(SHORT EXERCISE) Gather each line of the entries below that includes "recreates".

>> begin

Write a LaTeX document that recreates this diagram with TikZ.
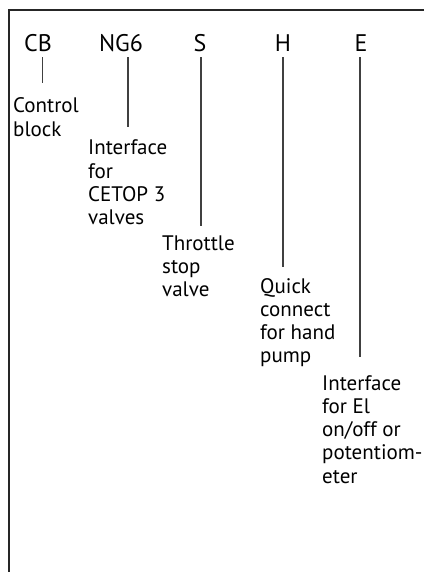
\documentclass[tikz,border=0pt]{standalone}
\usepackage{fontspec}
\setmainfont{PT Sans}
\newcommand{\lbl}[1]{\begin{tabular}[t]{@{}l@{}}#1\end{tabular}}
\begin{document}
\begin{tikzpicture}[x=1pt,y=-1pt,
  hdr/.style={anchor=base,inner sep=0pt,font=\fontsize{24}{28}\selectfont},
  txt/.style={anchor=base west,inner sep=0pt,font=\fontsize{21}{23.3}\selectfont},
  lead/.style={line width=1.4pt,draw=black!75},
  frame/.style={line width=1.6pt,draw=black!85}]
\useasboundingbox (0,0) rectangle (424,572);
\coordinate (tl) at (9,10);
\coordinate (tr) at (424,10);
\coordinate (bl) at (9,572);
\draw[frame] (tr) -- (tl) -- (bl);
% headers
\node[hdr] (cb) at (38,52) {CB};
\node[hdr] (ng) at (121,52) {NG6};
\node[hdr] (s) at (200,52) {S};
\node[hdr] (h) at (283,52) {H};
\node[hdr] (e) at (361,52) {E};
% labels
\node[txt] (tcb) at (13,113) {\lbl{Control\\block}};
\node[txt] (tng) at (88,155) {\lbl{Interface\\for\\CETOP 3\\valves}};
\node[txt] (ts) at (162,250) {\lbl{Throttle\\stop\\valve}};
\node[txt] (th) at (260,293) {\lbl{Quick\\connect\\for hand\\pump}};
\node[txt] (te) at (322,390) {\lbl{Interface\\for El\\on/off or\\potentiom-\\eter}};
% leader end points
\coordinate (ecb) at (42.7,83);
\coordinate (eng) at (128,127);
\coordinate (es) at (201,226);
\coordinate (eh) at (283,267);
\coordinate (ee) at (360,357);
\draw[lead] (cb.south -| ecb) ++(0,5) -- (ecb);
\draw[lead] (ng.south -| eng) ++(0,5) -- (eng);
\draw[lead] (s.south -| es) ++(0,5) -- (es);
\draw[lead] (h.south -| eh) ++(0,5) -- (eh);
\draw[lead] (e.south -| ee) ++(0,5) -- (ee);
\end{tikzpicture}
\end{document}
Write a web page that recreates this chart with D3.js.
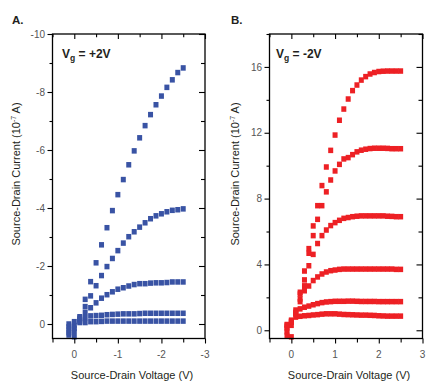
<!DOCTYPE html>
<html><head><meta charset="utf-8">
<script src="https://cdn.jsdelivr.net/npm/d3@7"></script>
<style>body{margin:0;background:#fff} svg{display:block}</style>
</head><body>
<svg id="c" width="442" height="387"></svg>
<script>
// ---------- Panel A data (Vg = +2V) ----------
const aVoltage = [0.125, 0, -0.125, -0.25, -0.375, -0.5, -0.625, -0.75, -0.875, -1, -1.125, -1.25, -1.375, -1.5, -1.625, -1.75, -1.875, -2, -2.125, -2.25, -2.375, -2.5];
const aCurve1 = [0.38, 0.44, -0.25, -0.85, -1.46, -2.11, -2.73, -3.32, -3.91, -4.46, -4.98, -5.49, -5.97, -6.42, -6.84, -7.22, -7.56, -7.86, -8.16, -8.42, -8.67, -8.83];
const aCurve2 = [0.3, 0.25, -0.2, -0.6, -0.97, -1.32, -1.67, -1.98, -2.26, -2.53, -2.79, -3.01, -3.18, -3.34, -3.49, -3.63, -3.73, -3.80, -3.87, -3.92, -3.94, -3.97];
const aCurve3 = [0.2, 0.15, -0.15, -0.4, -0.56, -0.73, -0.89, -1.01, -1.11, -1.20, -1.25, -1.31, -1.36, -1.39, -1.39, -1.41, -1.42, -1.42, -1.43, -1.45, -1.45, -1.45];
const aCurve4 = [0.1, 0.05, -0.1, -0.22, -0.28, -0.29, -0.30, -0.32, -0.33, -0.34, -0.35, -0.35, -0.35, -0.36, -0.37, -0.37, -0.37, -0.37, -0.37, -0.37, -0.37, -0.37];
const aCurve5 = [0.0, -0.08, -0.05, -0.05, -0.08, -0.08, -0.09, -0.1, -0.1, -0.1, -0.1, -0.1, -0.1, -0.1, -0.1, -0.1, -0.1, -0.1, -0.1, -0.1, -0.1, -0.1];
const aXTicks = [0.5, 0, -0.5, -1, -1.5, -2, -2.5, -3];
const aXLabels = [0, -1, -2, -3];
const aYTicks = [-10, -9, -8, -7, -6, -5, -4, -3, -2, -1, 0];
const aYLabels = [-10, -8, -6, -4, -2, 0];

// ---------- Panel B data (Vg = -2V) ----------
const bVoltage = [-0.1, 0, 0.1, 0.2, 0.3, 0.4, 0.5, 0.6, 0.7, 0.8, 0.9, 1.0, 1.1, 1.2, 1.3, 1.4, 1.5, 1.6, 1.7, 1.8, 1.9, 2.0, 2.1, 2.2, 2.3, 2.4, 2.5];
const bCurve1 = [-0.1, 0.3, 1.23, 2.31, 3.6, 4.96, 6.34, 7.57, 8.79, 9.92, 10.93, 11.86, 12.76, 13.44, 14.05, 14.56, 14.9, 15.2, 15.41, 15.57, 15.66, 15.72, 15.74, 15.75, 15.75, 15.75, 15.75];
const bCurve2 = [-0.3, -0.4, 1.0, 2.2, 3.06, 4.68, 5.75, 6.74, 7.57, 8.41, 9.13, 9.68, 10.08, 10.41, 10.49, 10.67, 10.84, 10.94, 11.0, 11.04, 11.06, 11.06, 11.06, 11.05, 11.03, 11.03, 11.03];
const bCurve3 = [0.1, 0.5, 1.0, 1.9, 2.7, 3.92, 4.61, 5.27, 5.75, 6.09, 6.36, 6.54, 6.68, 6.80, 6.85, 6.90, 6.93, 6.95, 6.95, 6.95, 6.95, 6.95, 6.95, 6.93, 6.92, 6.90, 6.90];
const bCurve4 = [0.2, 0.6, 1.1, 1.74, 2.4, 2.69, 3.02, 3.24, 3.42, 3.54, 3.62, 3.66, 3.70, 3.72, 3.72, 3.72, 3.72, 3.72, 3.72, 3.72, 3.72, 3.72, 3.72, 3.72, 3.72, 3.70, 3.70];
const bCurve5 = [0.3, 0.6, 1.05, 1.3, 1.4, 1.47, 1.55, 1.62, 1.68, 1.72, 1.74, 1.76, 1.76, 1.76, 1.77, 1.77, 1.76, 1.75, 1.75, 1.75, 1.75, 1.74, 1.74, 1.74, 1.74, 1.74, 1.74];
const bCurve6 = [0.35, 0.5, 0.8, 0.85, 0.88, 0.9, 0.93, 0.95, 0.98, 1.0, 1.0, 1.0, 0.98, 0.96, 0.95, 0.94, 0.93, 0.92, 0.92, 0.91, 0.90, 0.88, 0.87, 0.86, 0.86, 0.86, 0.86];
const bXTicks = [-0.5, 0, 0.5, 1, 1.5, 2, 2.5, 3];
const bXLabels = [0, 1, 2, 3];
const bYTicks = [0, 2, 4, 6, 8, 10, 12, 14, 16, 18];
const bYLabels = [0, 4, 8, 12, 16];

const svg = d3.select('#c');
const font = "'Liberation Sans', Arial, sans-serif";
const tickColor = '#555';
const textColor = '#231f20';

function panel(cfg) {
  const x = d3.scaleLinear().domain(cfg.xDomain).range([cfg.left, cfg.right]);
  const y = d3.scaleLinear().domain(cfg.yDomain).range([cfg.bottom, cfg.top]);
  const g = svg.append('g');

  cfg.series.forEach(s => {
    g.append('g').selectAll('rect')
      .data(cfg.xs.map((v, i) => [v, s[i]]))
      .join('rect')
      .attr('x', d => x(d[0]) - 2.5)
      .attr('y', d => y(d[1]) - 2.75)
      .attr('width', 5)
      .attr('height', 5.5)
      .attr('fill', cfg.color);
  });

  const isMajX = d => cfg.xLabels.some(v => Math.abs(v - d) < 1e-9);
  const isMajY = d => cfg.yLabels.some(v => Math.abs(v - d) < 1e-9);

  // bottom axis (ticks outward)
  const gb = g.append('g').attr('transform', `translate(0,${cfg.bottom})`)
    .call(d3.axisBottom(x).tickValues(cfg.xTicks).tickSize(5).tickFormat(''));
  gb.selectAll('.tick line').attr('y2', d => isMajX(d) ? 5 : 4);
  // top axis (ticks inward)
  const gt = g.append('g').attr('transform', `translate(0,${cfg.top})`)
    .call(d3.axisTop(x).tickValues(cfg.xTicks).tickSize(-5).tickFormat(''));
  gt.selectAll('.tick line').attr('y2', d => isMajX(d) ? 5 : 3.3);
  // left axis (ticks outward)
  const gl = g.append('g').attr('transform', `translate(${cfg.left},0)`)
    .call(d3.axisLeft(y).tickValues(cfg.yTicks).tickSize(5).tickFormat(''));
  gl.selectAll('.tick line').attr('x2', d => isMajY(d) ? -5 : -3);
  // right axis (ticks inward)
  const gr = g.append('g').attr('transform', `translate(${cfg.right},0)`)
    .call(d3.axisRight(y).tickValues(cfg.yTicks).tickSize(-5).tickFormat(''));
  gr.selectAll('.tick line').attr('x2', d => isMajY(d) ? -6 : -4);

  [gb, gt, gl, gr].forEach(a => {
    a.select('.domain').remove();
    a.selectAll('.tick line').attr('stroke', '#000').attr('stroke-width', 1.1);
  });

  // frame
  g.append('rect')
    .attr('x', cfg.left).attr('y', cfg.top)
    .attr('width', cfg.right - cfg.left).attr('height', cfg.bottom - cfg.top)
    .attr('fill', 'none').attr('stroke', '#000').attr('stroke-width', 1.3);

  // tick labels
  g.append('g').selectAll('text').data(cfg.xLabels).join('text')
    .attr('x', d => x(d)).attr('y', 358)
    .attr('text-anchor', 'middle')
    .attr('font-family', font).attr('font-size', 10).attr('fill', tickColor)
    .text(d => String(d));
  g.append('g').selectAll('text').data(cfg.yLabels).join('text')
    .attr('x', cfg.left - 7.5).attr('y', d => y(d) + 3.6)
    .attr('text-anchor', 'end')
    .attr('font-family', font).attr('font-size', 10).attr('fill', tickColor)
    .text(d => String(d));

  // panel letter
  g.append('text').attr('x', cfg.letterX).attr('y', 24)
    .attr('font-family', font).attr('font-size', 11.5).attr('font-weight', 'bold')
    .attr('fill', textColor).text(cfg.letter);

  // gate label
  const vt = g.append('text').attr('x', cfg.vgX).attr('y', 58)
    .attr('font-family', font).attr('font-size', 12).attr('font-weight', 'bold')
    .attr('fill', textColor);
  vt.append('tspan').text('V');
  vt.append('tspan').attr('dy', 3).attr('font-size', 8.5).text('g');
  vt.append('tspan').attr('dy', -3).text(cfg.vgText);

  // x title
  g.append('text').attr('x', cfg.xTitleX).attr('y', 379)
    .attr('text-anchor', 'middle')
    .attr('font-family', font).attr('font-size', 11).attr('fill', textColor)
    .text('Source-Drain Voltage (V)');

  // y title
  const yt = g.append('text')
    .attr('transform', `translate(${cfg.yTitleX},174) rotate(-90)`)
    .attr('text-anchor', 'middle')
    .attr('font-family', font).attr('font-size', 11).attr('fill', textColor);
  yt.append('tspan').text('Source-Drain Current (10');
  yt.append('tspan').attr('dy', -4).attr('font-size', 7).text('-7');
  yt.append('tspan').attr('dy', 4).text(' A)');
}

panel({
  xDomain: [0.5, -3], yDomain: [0.5, -10],
  left: 52.5, right: 205, top: 34, bottom: 338.5,
  xs: aVoltage, series: [aCurve1, aCurve2, aCurve3, aCurve4, aCurve5],
  color: '#3953a4',
  xTicks: aXTicks, xLabels: aXLabels, yTicks: aYTicks, yLabels: aYLabels,
  letter: 'A.', letterX: 12, vgX: 62, vgText: ' = +2V',
  xTitleX: 132, yTitleX: 20
});

panel({
  xDomain: [-0.5, 3], yDomain: [-0.5, 18],
  left: 269.5, right: 422.5, top: 34, bottom: 338.5,
  xs: bVoltage, series: [bCurve1, bCurve2, bCurve3, bCurve4, bCurve5, bCurve6],
  color: '#ed2024',
  xTicks: bXTicks, xLabels: bXLabels, yTicks: bYTicks, yLabels: bYLabels,
  letter: 'B.', letterX: 231, vgX: 276, vgText: ' = -2V',
  xTitleX: 349, yTitleX: 239
});
</script>
</body></html>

>> end

(COMPLETE ANSWER)
Write a LaTeX document that recreates this diagram with TikZ.
Write a web page that recreates this chart with D3.js.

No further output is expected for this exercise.